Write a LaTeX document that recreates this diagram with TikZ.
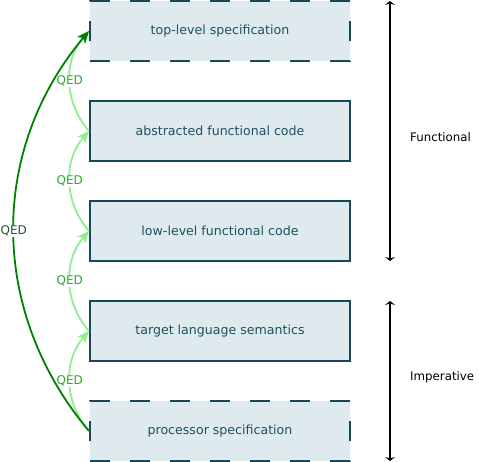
\documentclass[tikz,border=0pt]{standalone}
\usepackage{fontspec}
\setmainfont{DejaVu Sans}
\usetikzlibrary{arrows.meta}
\definecolor{boxfill}{RGB}{223,234,239}
\definecolor{boxline}{RGB}{24,72,88}
\definecolor{boxtext}{RGB}{30,80,96}
\definecolor{qedgreen}{RGB}{40,170,40}
\definecolor{lightarrow}{RGB}{144,238,144}
\definecolor{darkarrow}{RGB}{0,128,0}
\definecolor{bigqed}{RGB}{40,85,40}
\tikzset{
  stage/.style={draw=boxline, fill=boxfill, line width=2pt, minimum width=260pt,
    minimum height=60pt, inner sep=0pt, text=boxtext,
    font=\fontsize{12.6}{14}\selectfont},
  dashedstage/.style={stage, dash pattern=on 20pt off 20pt},
  qedstep/.style={draw=lightarrow, line width=1.8pt, bend left=41,
    -{Stealth[length=12pt,width=10pt,inset=3pt]}},
  qedlabel/.style={fill=white, text=qedgreen, inner sep=1pt,
    font=\fontsize{12}{14}\selectfont},
  bigqed/.style={draw=darkarrow, line width=1.8pt, bend left=40,
    -{Stealth[length=12pt,width=10pt,inset=3pt]}},
  bigqedlabel/.style={fill=white, text=bigqed, inner sep=1pt,
    font=\fontsize{12}{14}\selectfont},
  span/.style={draw=black, line width=2.2pt,
    {Stealth[length=4pt,width=10pt,inset=1.5pt]}-{Stealth[length=4pt,width=10pt,inset=1.5pt]}},
  spanlabel/.style={anchor=west, inner sep=0pt, font=\fontsize{11.8}{14}\selectfont}
}
\begin{document}
\begin{tikzpicture}[x=1pt, y=-1pt]
\useasboundingbox (0,0) rectangle (479,462);
\node[dashedstage] (b1) at (220,31) {top-level specification};
\node[stage] (b2) at (220,131) {abstracted functional code};
\node[stage] (b3) at (220,231) {low-level functional code};
\node[stage] (b4) at (220,331) {target language semantics};
\node[dashedstage] (b5) at (220,431) {processor specification};

\draw[qedstep] (b2.west) to node[qedlabel] (q1) {QED} (b1.west);
\draw[qedstep] (b3.west) to node[qedlabel] (q2) {QED} (b2.west);
\draw[qedstep] (b4.west) to node[qedlabel] (q3) {QED} (b3.west);
\draw[qedstep] (b5.west) to node[qedlabel] (q4) {QED} (b4.west);
\draw[bigqed] (b5.west) to node[bigqedlabel] (q0) {QED} (b1.west);

\coordinate (f1) at (390,1);
\coordinate (f2) at (390,261);
\coordinate (i1) at (390,301);
\coordinate (i2) at (390,461);
\draw[span] (f1) -- (f2);
\draw[span] (i1) -- (i2);
\node[spanlabel] (fl) at (410,137) {Functional};
\node[spanlabel] (il) at (410,377) {Imperative};
\end{tikzpicture}
\end{document}
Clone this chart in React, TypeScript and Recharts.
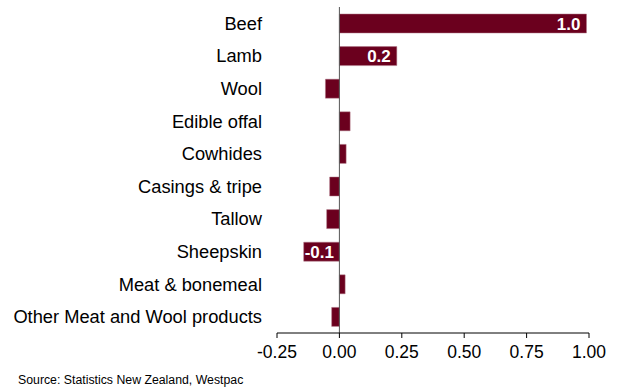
import { BarChart, Bar, XAxis, YAxis, ReferenceLine, LabelList } from 'recharts';

const categories = [
  'Beef',
  'Lamb',
  'Wool',
  'Edible offal',
  'Cowhides',
  'Casings & tripe',
  'Tallow',
  'Sheepskin',
  'Meat & bonemeal',
  'Other Meat and Wool products',
];
const values = [0.99, 0.23, -0.056, 0.043, 0.027, -0.039, -0.051, -0.143, 0.023, -0.031];
const barLabels = ['1.0', '0.2', '', '', '', '', '', '-0.1', '', ''];
const xTicks = [-0.25, 0, 0.25, 0.5, 0.75, 1];

const data = categories.map((name, i) => ({ name, value: values[i], label: barLabels[i] }));

const font = 'Arial, "Liberation Sans", sans-serif';

const renderLabel = (props: any) => {
  const { x, y, width, height, index } = props;
  const label = barLabels[index];
  if (!label) return null;
  const end = x + width;
  const positive = values[index] >= 0;
  return (
    <text
      x={positive ? end - 6 : end + 1}
      y={y + height / 2}
      dy={6}
      textAnchor={positive ? 'end' : 'start'}
      fill="#ffffff"
      fontWeight="bold"
      fontSize={17}
      fontFamily={font}
    >
      {label}
    </text>
  );
};

export default function App() {
  return (
    <div style={{ position: 'absolute', left: 0, top: 0, width: 618, height: 392, background: '#fff' }}>
      <BarChart
        width={618}
        height={392}
        data={data}
        layout="vertical"
        margin={{ top: 7, right: 29, left: 0, bottom: 29 }}
      >
        <XAxis
          type="number"
          domain={[-0.25, 1]}
          ticks={xTicks}
          tickFormatter={(v: number) => v.toFixed(2)}
          stroke="#000"
          tickSize={5}
          tickMargin={8}
          height={30}
          tick={{ fill: '#000', fontSize: 17.5, fontFamily: font }}
          allowDataOverflow
        />
        <YAxis
          type="category"
          dataKey="name"
          width={277}
          axisLine={false}
          tickLine={false}
          tickSize={0}
          tickMargin={15}
          interval={0}
          tick={{ fill: '#000', fontSize: 18.3, fontFamily: font }}
        />
        <Bar dataKey="value" fill="#6b001e" stroke="#b07888" strokeWidth={0.5} barSize={19} isAnimationActive={false}>
          <LabelList dataKey="label" content={renderLabel} />
        </Bar>
        <ReferenceLine x={0} stroke="#555" strokeWidth={1} />
      </BarChart>
      <div style={{ position: 'absolute', left: 18, top: 373, fontSize: 12.3, fontFamily: font, color: '#000' }}>
        Source: Statistics New Zealand, Westpac
      </div>
    </div>
  );
}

+++

* **What the exercise asks**:
Go back to the listing above and reproduce, exactly, the stretch from the line bearing "Clone this chart" through the line bearing "const data = categories.map((name, i)", without its pictures.

* **Result**:
Clone this chart in React, TypeScript and Recharts.
import { BarChart, Bar, XAxis, YAxis, ReferenceLine, LabelList } from 'recharts';

const categories = [
  'Beef',
  'Lamb',
  'Wool',
  'Edible offal',
  'Cowhides',
  'Casings & tripe',
  'Tallow',
  'Sheepskin',
  'Meat & bonemeal',
  'Other Meat and Wool products',
];
const values = [0.99, 0.23, -0.056, 0.043, 0.027, -0.039, -0.051, -0.143, 0.023, -0.031];
const barLabels = ['1.0', '0.2', '', '', '', '', '', '-0.1', '', ''];
const xTicks = [-0.25, 0, 0.25, 0.5, 0.75, 1];

const data = categories.map((name, i) => ({ name, value: values[i], label: barLabels[i] }));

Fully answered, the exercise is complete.